John Brown University officially reached zero landfill status as of July 2.
Instead of sending waste to a landfill, which costs about $50,000 per year, the University sought creative ways to recycle or dispose of all trash without a scrap ending up in landfills, at about half the cost of standard trash removal. Not only is this better for the environment, it is saving the University and its students money.
Waste that cannot be recycled is taken to Covanta Energy in Tulsa, Okla. where it is safely burned to create steam. The steam is sold or used to create electricity.
Students returning to campus may notice some changes. Dumpsters have disappeared. Blue recycle bins dot the campus, including each dorm room. Faculty and staff empty their own office trash cans. Work-study students sort recyclables at the Facilities Services building.
According to Steve Brankle, facilities services director, the University has at least a 20-year history of recycling, beginning with use of a cardboard compactor. The campus was already baling and selling paper and cardboard when Brankle arrived in 1997.
About four years ago, nearby businesses such as La-Z-Boy, McKee Foods and Dayspring started becoming zero landfill, spurring the city of Siloam Springs and other organizations to become more aware of sustainability issues. Currently, the city is the University’s biggest recycling and sustainability partner.
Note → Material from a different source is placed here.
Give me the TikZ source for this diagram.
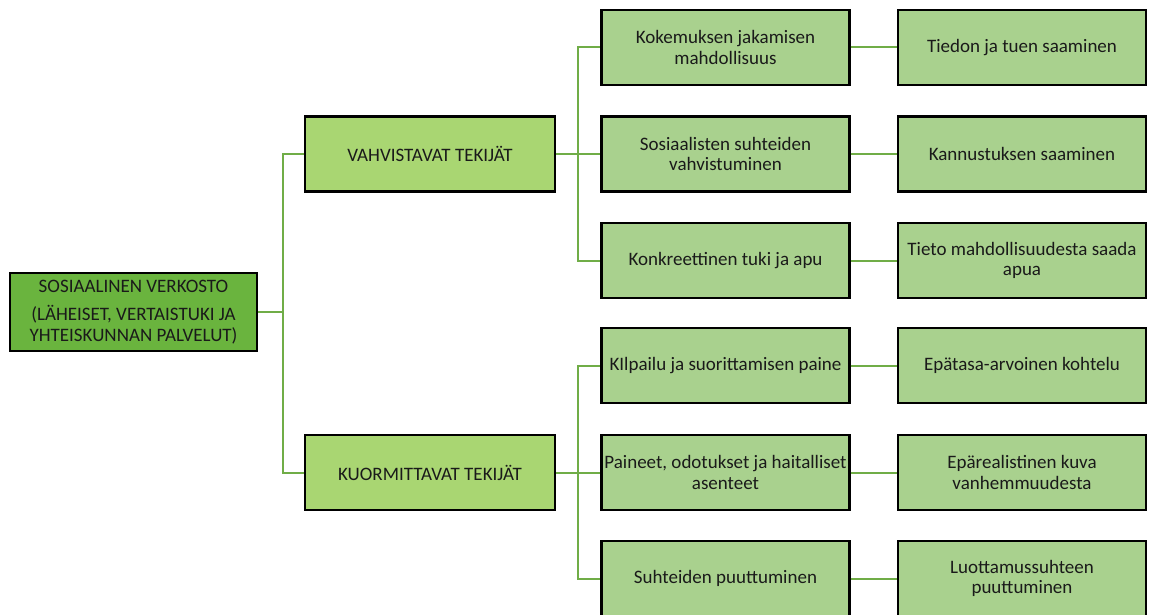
\documentclass[tikz,border=0pt]{standalone}
\usepackage{fontspec}
\setmainfont{Carlito}
\usetikzlibrary{calc}
\definecolor{rootfill}{HTML}{6AB43E}
\definecolor{mainfill}{HTML}{A9D672}
\definecolor{subfill}{HTML}{A9D18E}
\definecolor{linkgreen}{HTML}{70AD47}
\definecolor{inkgray}{HTML}{1A1A1A}

\begin{document}
\begin{tikzpicture}[x=1pt,y=-1pt,
    box/.style={draw=black, line width=2.2pt, minimum width=248pt, minimum height=75pt,
        align=center, inner sep=0pt, text=inkgray, font=\fontsize{19}{20.5}\selectfont},
    link/.style={draw=linkgreen, line width=2pt}]
        \useasboundingbox (0,0) rectangle (1149,615);
        % root and the two main groups
        \node[box, fill=rootfill, minimum width=247pt, minimum height=78pt] (root) at (133.5,312)
            {SOSIAALINEN VERKOSTO\\[8pt](LÄHEISET, VERTAISTUKI JA\\YHTEISKUNNAN PALVELUT)};
        \node[box, fill=mainfill, minimum width=250pt] (vah) at (430,154) {VAHVISTAVAT TEKIJÄT};
        \node[box, fill=mainfill, minimum width=250pt] (kuo) at (430,472.5) {KUORMITTAVAT TEKIJÄT};
        % middle column
        \node[box, fill=subfill] (kok) at (725.5,47.5) {Kokemuksen jakamisen\\mahdollisuus};
        \node[box, fill=subfill] (sos) at (725.5,154) {Sosiaalisten suhteiden\\vahvistuminen};
        \node[box, fill=subfill] (kon) at (725.5,260.5) {Konkreettinen tuki ja apu};
        \node[box, fill=subfill] (kil) at (725.5,365.5) {KIlpailu ja suorittamisen paine};
        \node[box, fill=subfill] (pai) at (725.5,472.5) {Paineet, odotukset ja haitalliset\\asenteet};
        \node[box, fill=subfill] (suh) at (725.5,578.5) {Suhteiden puuttuminen};
        % right column
        \node[box, fill=subfill] (tie) at (1022,47.5) {Tiedon ja tuen saaminen};
        \node[box, fill=subfill] (kan) at (1022,154) {Kannustuksen saaminen};
        \node[box, fill=subfill] (tma) at (1022,260.5) {Tieto mahdollisuudesta saada\\apua};
        \node[box, fill=subfill] (epa) at (1022,365.5) {Epätasa-arvoinen kohtelu};
        \node[box, fill=subfill] (epr) at (1022,472.5) {Epärealistinen kuva\\vanhemmuudesta};
        \node[box, fill=subfill] (luo) at (1022,578.5) {Luottamussuhteen\\puuttuminen};
        % branch points
        \coordinate (j0) at (283,312);
        \coordinate (j1) at (578,154);
        \coordinate (j2) at (578,472.5);
        \draw[link] (root.east) -- (j0);
        \draw[link] (j0) |- (vah.west);
        \draw[link] (j0) |- (kuo.west);
        \draw[link] (vah.east) -- (j1);
        \draw[link] (j1) |- (kok.west);
        \draw[link] (j1) -- (sos.west);
        \draw[link] (j1) |- (kon.west);
        \draw[link] (kuo.east) -- (j2);
        \draw[link] (j2) |- (kil.west);
        \draw[link] (j2) -- (pai.west);
        \draw[link] (j2) |- (suh.west);
        \draw[link] (kok.east) -- (tie.west);
        \draw[link] (sos.east) -- (kan.west);
        \draw[link] (kon.east) -- (tma.west);
        \draw[link] (kil.east) -- (epa.west);
        \draw[link] (pai.east) -- (epr.west);
        \draw[link] (suh.east) -- (luo.west);
    \end{tikzpicture}
\end{document}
“It says something about JBU, that we think this is important,” said Brankle.
But the school can only do so much without students getting passionate about recycling and doing their part. It is about changing a culture, according to Brankle.
“I can’t make you recycle. But if we can make it easy enough to recycle, maybe students will,” he said.
Rachel Penna, Derek Stout, Hannah Daughtery and Hannah Neel are a few of the students who collect and sort the recycled materials. These students said they often find items misplaced, such as glass bottles in the plastics bin in J. Alvin dorm. Their advice to other students is “make sure you put the right things in there.”
To better communicate with students, Facilities Services contacted Students in Free Enterprise (SIFE) about beginning a Zero Landfill project, which started in fall 2011.
SIFE students created banners, posters, video, awareness, and contests to promote recycling across campus.
This year SIFE plans to help support recycling initiatives at campus events, such as the TP game, and to continue raising awareness, according to Obed Diaz, SIFE project leader.
Diaz said his view of recycling has changed since he began working with the project. “I realized how much trash we wasted,” he said.
Diaz says recycling is a good way to be aware of your duty.
“I am studying right now to have a good job and to have a good family and to support my family in a better way,” Diaz explained. “So recycling is just like living this legacy for, maybe, my sons. Because if I am not aware of that, I just waste and leave trash. It is not just being a good student, but a good steward of the environment.”